Когда Маяковскому на каком-то собрании литераторов представили Безыменского, он ему громко сказал: «Вы бы, Безыменский, остриглись, а то вы на поэта похожи».
Маяковский нежно любит Пастернака, а о Мандельштаме говорит с презрением...
Типот назвал Л. Ю. Брик «великосоветской львицей».
Мы с Бухштабом как-то раз широко использовали один из тыняновских припадков человеконенавистничества.
Мы провожали его, и от Исаакиевской пл<ощади> до Греческого просп<екта> он рассказал нам множество скверностей о литературных людях, живых и мертвых.
В частности, достопримечательная история о Достоевском, которую Ю. Н. знает от Кони.
Достоевский якобы явился к Тургеневу, когда они были уже в самых дурных отношениях, и рассказал ему о себе самом ставрогинскую историю (растление девочки).
Тургенев вскочил и закричал: «Как вы смеете приходить ко мне с вашими мерзостями! Убирайтесь вон!»
На это Дост<оевский> объяснил, что он был у своего старца и тот приказал ему пойти к его злейшему врагу и сознаться во всем... — «так вот — я и пришел к вам».
Историю эту Кони слышал от И. С. Тургенева.
«Представляете себе, — говорил нам Тынянов с восторгом, — как Тургенев тонким голосом кричит на Достоевского».
И как это замечательно характерно: Тургеневу больше всего не понравилось то, что Дост<оевский> к нему обратился со своими мерзостями.
Достоевский большой писатель, и интересный писатель. Но его метод — «достоевщина» — сводится к утомительно-однообразному и раздражающе-элементарному рецепту.

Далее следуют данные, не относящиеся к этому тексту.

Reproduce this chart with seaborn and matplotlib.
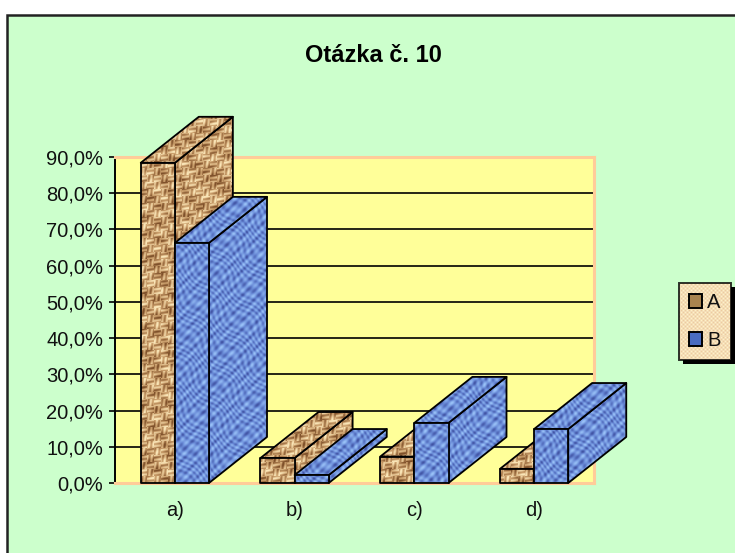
import numpy as np
import pandas as pd
import seaborn as sns
import matplotlib.pyplot as plt
from matplotlib.patches import Polygon, Rectangle

categories = ["a)", "b)", "c)", "d)"]
series_a = [88.4, 6.9, 7.3, 3.9]
series_b = [66.3, 2.2, 16.6, 14.9]
y_ticks = [0, 10, 20, 30, 40, 50, 60, 70, 80, 90]
y_labels = ["0,0%", "10,0%", "20,0%", "30,0%", "40,0%", "50,0%", "60,0%", "70,0%", "80,0%", "90,0%"]

W, H = 735, 553
DEPTH_X, DEPTH_Y = 58, 46  # 3d offset of the bars, pixels


def ramp(v, dark, mid, light):
    v = np.clip(v, 0, 1)[..., None]
    dark, mid, light = np.array(dark), np.array(mid), np.array(light)
    low = dark + (mid - dark) * np.clip(v * 2, 0, 1)
    high = mid + (light - mid) * np.clip(v * 2 - 1, 0, 1)
    return np.where(v < 0.5, low, high)


def texture(kind):
    """Woven patterns covering the whole figure, one texel per pixel."""
    yy, xx = np.mgrid[0:H, 0:W]
    if kind == "A":
        cell = ((xx // 7 + yy // 7) % 2).astype(bool)
        weave = np.where(cell, np.sin(yy * 1.4 + xx * 0.2), np.sin(xx * 1.4 + yy * 0.2))
        blotch = np.sin(xx * 0.23 + yy * 0.11 + 2 * np.sin(yy * 0.07)) * np.sin(yy * 0.37 - 1 + 2 * np.sin(xx * 0.09))
        v = 0.5 + 0.26 * weave + 0.3 * blotch
        return ramp(v, (0.50, 0.32, 0.17), (0.79, 0.62, 0.42), (0.98, 0.90, 0.72))
    if kind == "B":
        warp = 1.6 * np.sin(xx * 0.13 + yy * 0.05) + 1.3 * np.sin(yy * 0.17 - xx * 0.07)
        v = 0.55 + 0.34 * np.sin(xx * 0.8 + warp) * np.sin(yy * 0.75 - warp) + 0.12 * np.sin(xx * 0.31 + yy * 0.53)
        return ramp(v, (0.22, 0.28, 0.60), (0.41, 0.54, 0.84), (0.60, 0.76, 0.97))
    v = 0.5 + 0.5 * np.sin(xx * np.pi / 2) * np.sin(yy * np.pi / 2)
    return ramp(v, (0.93, 0.80, 0.62), (0.96, 0.87, 0.72), (1.0, 0.95, 0.78))


df = pd.DataFrame({
    "cat": categories * 2,
    "val": series_a + series_b,
    "ser": ["A"] * 4 + ["B"] * 4,
})

sns.set_theme(style="white")
plt.rcParams["font.family"] = ["Liberation Sans", "DejaVu Sans"]
plt.rcParams["text.color"] = "black"

fig = plt.figure(figsize=(W / 100, H / 100), dpi=100, facecolor="white")
fig.patches.append(Rectangle((7 / W, -0.1), 1, 1.1 - 15 / H, transform=fig.transFigure, zorder=-1,
                             facecolor="#CCFFCC", edgecolor="#222222", linewidth=1.8))
ax = fig.add_axes([115 / W, (H - 483) / H, 479 / W, 326 / H])
ax.set_facecolor("#FFFF99")

sns.barplot(data=df, x="cat", y="val", hue="ser", palette=["#A8834F", "#4A6CC0"],
            width=0.57, gap=0, saturation=1, ax=ax, legend=True, zorder=2)
ax.set_xlim(-0.5, 3.5)
ax.set_ylim(0, 90)
ax.set_xlabel("")
ax.set_ylabel("")
ax.set_yticks(y_ticks, y_labels)
ax.tick_params(axis="y", length=4, width=1.2, color="black", pad=4.5, left=True,
               labelsize=14.5, labelcolor="#111111")
ax.tick_params(axis="x", length=0, pad=13, labelsize=14.5, labelcolor="#111111")
for y in y_ticks[1:-1]:
    ax.axhline(y, color="black", linewidth=1.2, zorder=1)
for side in ["top", "right", "bottom"]:
    ax.spines[side].set_color("#FFCC99")
    ax.spines[side].set_linewidth(2.2)
ax.spines["left"].set_color("black")
ax.spines["left"].set_linewidth(1.4)

dx = DEPTH_X / 479 * 4
dy = DEPTH_Y / 326 * 90
textures = {"A": texture("A"), "B": texture("B")}


def textured_face(points, kind, z):
    face = Polygon(points, closed=True, facecolor="none", edgecolor="black",
                   linewidth=1.3, zorder=z + 0.1, clip_on=False, joinstyle="round")
    ax.add_patch(face)
    im = ax.imshow(textures[kind], extent=(0, 1, 0, 1), transform=fig.transFigure,
                   aspect="auto", zorder=z, interpolation="nearest")
    im.set_clip_box(fig.bbox)
    im.set_clip_path(face)


bars = [p for p in ax.patches if p.get_height() > 0 and p.get_width() > 0]
bars = sorted(bars, key=lambda p: p.get_x())
z = 3
for bar in bars:
    x0, x1 = bar.get_x(), bar.get_x() + bar.get_width()
    h = bar.get_height()
    kind = "A" if x0 + bar.get_width() / 2 < round(x0 + bar.get_width()) else "B"
    textured_face([(x1, 0), (x1 + dx, dy), (x1 + dx, h + dy), (x1, h)], kind, z)
    textured_face([(x0, h), (x0 + dx, h + dy), (x1 + dx, h + dy), (x1, h)], kind, z + 1)
    textured_face([(x0, 0), (x0, h), (x1, h), (x1, 0)], kind, z + 2)
    z += 3

fig.suptitle("Otázka č. 10", x=373 / W, y=1 - 56 / H, va="center", fontsize=17,
             fontweight="bold", color="black")

leg = ax.legend(loc="upper left", bbox_to_anchor=(679 / W, 1 - 283 / H), bbox_transform=fig.transFigure,
                title=None, frameon=True, fancybox=False, facecolor="none", edgecolor="black",
                framealpha=None, fontsize=14.5, handlelength=0.65, handleheight=0.65, handletextpad=0.25,
                labelspacing=0.95, borderpad=0.5, borderaxespad=0)
leg.set_zorder(50)
leg.get_frame().set_linewidth(1.4)
for handle in leg.legend_handles:
    handle.set_edgecolor("black")
    handle.set_linewidth(1.4)
for label in leg.get_texts():
    label.set_color("#111111")

# legend backing: shadow and dotted fill sit under the transparent frame
fig.canvas.draw()
ext = leg.get_frame().get_window_extent()
box = (ext.x0 / W, ext.y0 / H)
bw, bh = ext.width / W, ext.height / H
shadow = Rectangle((box[0] + 4 / W, box[1] - 4 / H), bw, bh, transform=fig.transFigure,
                   facecolor="black", edgecolor="none", zorder=48, clip_on=False)
ax.add_patch(shadow)
backing = Rectangle(box, bw, bh, transform=fig.transFigure, facecolor="#F5DDB4",
                    edgecolor="none", zorder=48.5, clip_on=False)
ax.add_patch(backing)
dots = ax.imshow(texture("legend"), extent=(0, 1, 0, 1), transform=fig.transFigure,
                 aspect="auto", zorder=49, interpolation="nearest")
dots.set_clip_path(backing)

ax.set_xlim(-0.5, 3.5)
ax.set_ylim(0, 90)

fig.savefig("out.png", dpi=100)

Эту рецептуру персонажей вскрывал Тынянов: проститутка-святая, убийца-герой, следователь- мыслитель и проч.
К этому можно прибавлять без конца: если бретера Ставрогина бьют по лицу, то бретер Ставрогин прячет руки за спину; если Дмитрий Карамазов подловат, то святой старец кланяется ему в ноги. Если человек идиот, то он умнее всех, и проч.
Схема не менее прозрачная и твердая, чем фабульная схема рассказов О'Генри.